■ The problem ■
Return precisely the span of lines from the top of the material below to the line containing "V22 Q10.5,10.5 22,10.5", both included. Pictures are excluded.

═════ Recorded information

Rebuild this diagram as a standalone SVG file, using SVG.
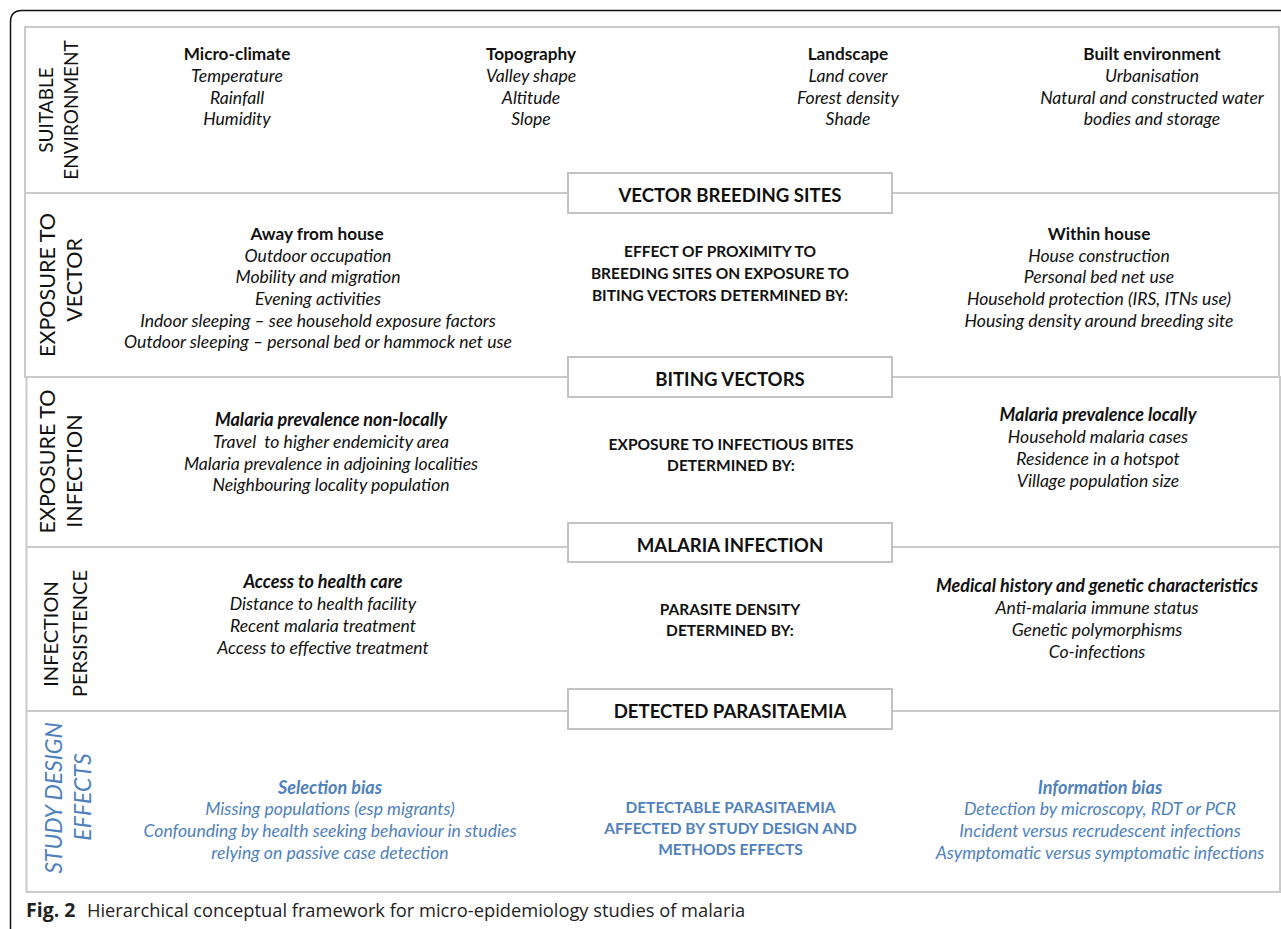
<svg xmlns="http://www.w3.org/2000/svg" width="1281" height="929" viewBox="0 0 1281 929">
<style>
  .band { fill: #ffffff; stroke: #cacaca; stroke-width: 2; }
  .box { fill: #ffffff; stroke: #c2c2c2; stroke-width: 2; }
  text { font-family: Lato, "Liberation Sans", sans-serif; fill: #111111; text-anchor: middle; }
  .h { font-size: 17.2px; font-weight: bold; }
  .i { font-size: 17.6px; font-style: italic; }
  .bi { font-size: 18px; font-style: italic; font-weight: bold; }
  .c { font-size: 15.5px; font-weight: bold; }
  .t { font-size: 18.6px; font-weight: bold; }
  .v1 { font-size: 19px; }
  .v2 { font-size: 21.5px; }
  .v4 { font-size: 20px; }
  .v5 { font-size: 23px; font-style: italic; }
  .blue { fill: #4f81bd; }
  .cap { font-family: "Open Sans", "Liberation Sans", sans-serif; font-size: 18.3px; text-anchor: start; fill: #222222; }
</style>
<rect x="0" y="0" width="1281" height="929" fill="#ffffff"/>
<path d="M10.5,929 V22 Q10.5,10.5 22,10.5 H1281" fill="none" stroke="#111111" stroke-width="1.5"/>

<g id="bands">
  <rect class="band" x="25" y="27" width="1254" height="166"/>
  <rect class="band" x="25" y="193" width="1254" height="184"/>
  <rect class="band" x="26.5" y="377" width="1253.5" height="170"/>
  <rect class="band" x="26.5" y="547" width="1253.5" height="164"/>
  <rect class="band" x="26.5" y="711" width="1253.5" height="181"/>
</g>

<g id="suitable-environment">
  <text class="v1" transform="translate(53,110) rotate(-90)">SUITABLE</text>
  <text class="v1" transform="translate(78,110) rotate(-90)">ENVIRONMENT</text>
  <g id="micro-climate" transform="translate(0,1)">
    <text class="h" x="237" y="59">Micro-climate</text>
    <text class="i" x="237" y="81">Temperature</text>
    <text class="i" x="237" y="102.5">Rainfall</text>
    <text class="i" x="237" y="124">Humidity</text>
  </g>
  <g id="topography" transform="translate(0,1)">
    <text class="h" x="531" y="59">Topography</text>
    <text class="i" x="531" y="81">Valley shape</text>
    <text class="i" x="531" y="102.5">Altitude</text>
    <text class="i" x="531" y="124">Slope</text>
  </g>
  <g id="landscape" transform="translate(0,1)">
    <text class="h" x="848" y="59">Landscape</text>
    <text class="i" x="848" y="81">Land cover</text>
    <text class="i" x="848" y="102.5">Forest density</text>
    <text class="i" x="848" y="124">Shade</text>
  </g>
  <g id="built-environment" transform="translate(0,1)">
    <text class="h" x="1152" y="59">Built environment</text>
    <text class="i" x="1152" y="81">Urbanisation</text>
    <text class="i" x="1152" y="102.5">Natural and constructed water</text>
    <text class="i" x="1152" y="124">bodies and storage</text>
  </g>
</g>

<g id="vector-breeding-sites">
  <rect class="box" x="568" y="173" width="324" height="40"/>
  <text class="t" x="730" y="201.5">VECTOR BREEDING SITES</text>
</g>

<g id="exposure-to-vector">
  <text class="v2" transform="translate(55,285) rotate(-90)">EXPOSURE TO</text>
  <text class="v2" transform="translate(82,280) rotate(-90)">VECTOR</text>
  <g id="away-from-house" transform="translate(0,1.5)">
    <text class="h" x="317" y="238">Away from house</text>
    <text class="i" x="318" y="260">Outdoor occupation</text>
    <text class="i" x="318" y="281.5">Mobility and migration</text>
    <text class="i" x="318" y="303">Evening activities</text>
    <text class="i" x="318" y="325">Indoor sleeping – see household exposure factors</text>
    <text class="i" x="318" y="346.5">Outdoor sleeping – personal bed or hammock net use</text>
  </g>
  <g id="proximity-effect">
    <text class="c" x="720" y="257">EFFECT OF PROXIMITY TO</text>
    <text class="c" x="720" y="279">BREEDING SITES ON EXPOSURE TO</text>
    <text class="c" x="720" y="301">BITING VECTORS DETERMINED BY:</text>
  </g>
  <g id="within-house" transform="translate(0,1.5)">
    <text class="h" x="1099" y="238">Within house</text>
    <text class="i" x="1099" y="260">House construction</text>
    <text class="i" x="1099" y="281.5">Personal bed net use</text>
    <text class="i" x="1099" y="303">Household protection (IRS, ITNs use)</text>
    <text class="i" x="1099" y="325">Housing density around breeding site</text>
  </g>
</g>

<g id="biting-vectors">
  <rect class="box" x="568" y="357" width="324" height="40"/>
  <text class="t" x="730" y="385.5">BITING VECTORS</text>
</g>

<g id="exposure-to-infection">
  <text class="v2" transform="translate(55,461.5) rotate(-90)">EXPOSURE TO</text>
  <text class="v2" transform="translate(82,471) rotate(-90)">INFECTION</text>
  <g id="prevalence-non-locally" transform="translate(0,1.5)">
    <text class="bi" x="331" y="424">Malaria prevalence non-locally</text>
    <text class="i" x="331" y="446" xml:space="preserve">Travel  to higher endemicity area</text>
    <text class="i" x="331" y="468">Malaria prevalence in adjoining localities</text>
    <text class="i" x="331" y="489">Neighbouring locality population</text>
  </g>
  <g id="infectious-bites">
    <text class="c" x="731" y="450">EXPOSURE TO INFECTIOUS BITES</text>
    <text class="c" x="731" y="471">DETERMINED BY:</text>
  </g>
  <g id="prevalence-locally" transform="translate(0,1.5)">
    <text class="bi" x="1098" y="419">Malaria prevalence locally</text>
    <text class="i" x="1098" y="441">Household malaria cases</text>
    <text class="i" x="1098" y="463">Residence in a hotspot</text>
    <text class="i" x="1098" y="485">Village population size</text>
  </g>
</g>

<g id="malaria-infection">
  <rect class="box" x="568" y="523" width="324" height="39"/>
  <text class="t" x="730" y="551.5">MALARIA INFECTION</text>
</g>

<g id="infection-persistence">
  <text class="v4" transform="translate(58,634) rotate(-90)">INFECTION</text>
  <text class="v4" transform="translate(87,633.5) rotate(-90)">PERSISTENCE</text>
  <g id="access-to-health-care" transform="translate(0,1.5)">
    <text class="bi" x="323" y="586">Access to health care</text>
    <text class="i" x="323" y="608">Distance to health facility</text>
    <text class="i" x="323" y="630">Recent malaria treatment</text>
    <text class="i" x="323" y="652">Access to effective treatment</text>
  </g>
  <g id="parasite-density">
    <text class="c" x="730" y="615">PARASITE DENSITY</text>
    <text class="c" x="730" y="636">DETERMINED BY:</text>
  </g>
  <g id="medical-history" transform="translate(0,1.5)">
    <text class="bi" x="1097" y="590">Medical history and genetic characteristics</text>
    <text class="i" x="1097" y="612">Anti-malaria immune status</text>
    <text class="i" x="1097" y="634">Genetic polymorphisms</text>
    <text class="i" x="1097" y="656">Co-infections</text>
  </g>
</g>

<g id="detected-parasitaemia">
  <rect class="box" x="568" y="689" width="324" height="40"/>
  <text class="t" x="730" y="717.5">DETECTED PARASITAEMIA</text>
</g>

<g id="study-design-effects">
  <text class="v5 blue" transform="translate(62,798) rotate(-90)">STUDY DESIGN</text>
  <text class="v5 blue" transform="translate(91,797) rotate(-90)">EFFECTS</text>
  <g id="selection-bias" transform="translate(0,1.5)">
    <text class="bi blue" x="330" y="792">Selection bias</text>
    <text class="i blue" x="330" y="813">Missing populations (esp migrants)</text>
    <text class="i blue" x="330" y="835">Confounding by health seeking behaviour in studies</text>
    <text class="i blue" x="330" y="857">relying on passive case detection</text>
  </g>
  <g id="detectable-parasitaemia">
    <text class="c blue" x="730.5" y="812.5">DETECTABLE PARASITAEMIA</text>
    <text class="c blue" x="730.5" y="834">AFFECTED BY STUDY DESIGN AND</text>
    <text class="c blue" x="730.5" y="855">METHODS EFFECTS</text>
  </g>
  <g id="information-bias" transform="translate(0,1.5)">
    <text class="bi blue" x="1100" y="792">Information bias</text>
    <text class="i blue" x="1100" y="813">Detection by microscopy, RDT or PCR</text>
    <text class="i blue" x="1100" y="835">Incident versus recrudescent infections</text>
    <text class="i blue" x="1100" y="857">Asymptomatic versus symptomatic infections</text>
  </g>
</g>

<g id="caption">
  <text class="cap" y="917"><tspan x="26" font-weight="bold" font-size="19.5px">Fig. 2</tspan><tspan x="87">Hierarchical conceptual framework for micro-epidemiology studies of malaria</tspan></text>
</g>
</svg>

══════════

■ Response ■
Rebuild this diagram as a standalone SVG file, using SVG.
<svg xmlns="http://www.w3.org/2000/svg" width="1281" height="929" viewBox="0 0 1281 929">
<style>
  .band { fill: #ffffff; stroke: #cacaca; stroke-width: 2; }
  .box { fill: #ffffff; stroke: #c2c2c2; stroke-width: 2; }
  text { font-family: Lato, "Liberation Sans", sans-serif; fill: #111111; text-anchor: middle; }
  .h { font-size: 17.2px; font-weight: bold; }
  .i { font-size: 17.6px; font-style: italic; }
  .bi { font-size: 18px; font-style: italic; font-weight: bold; }
  .c { font-size: 15.5px; font-weight: bold; }
  .t { font-size: 18.6px; font-weight: bold; }
  .v1 { font-size: 19px; }
  .v2 { font-size: 21.5px; }
  .v4 { font-size: 20px; }
  .v5 { font-size: 23px; font-style: italic; }
  .blue { fill: #4f81bd; }
  .cap { font-family: "Open Sans", "Liberation Sans", sans-serif; font-size: 18.3px; text-anchor: start; fill: #222222; }
</style>
<rect x="0" y="0" width="1281" height="929" fill="#ffffff"/>
<path d="M10.5,929 V22 Q10.5,10.5 22,10.5 H1281" fill="none" stroke="#111111" stroke-width="1.5"/>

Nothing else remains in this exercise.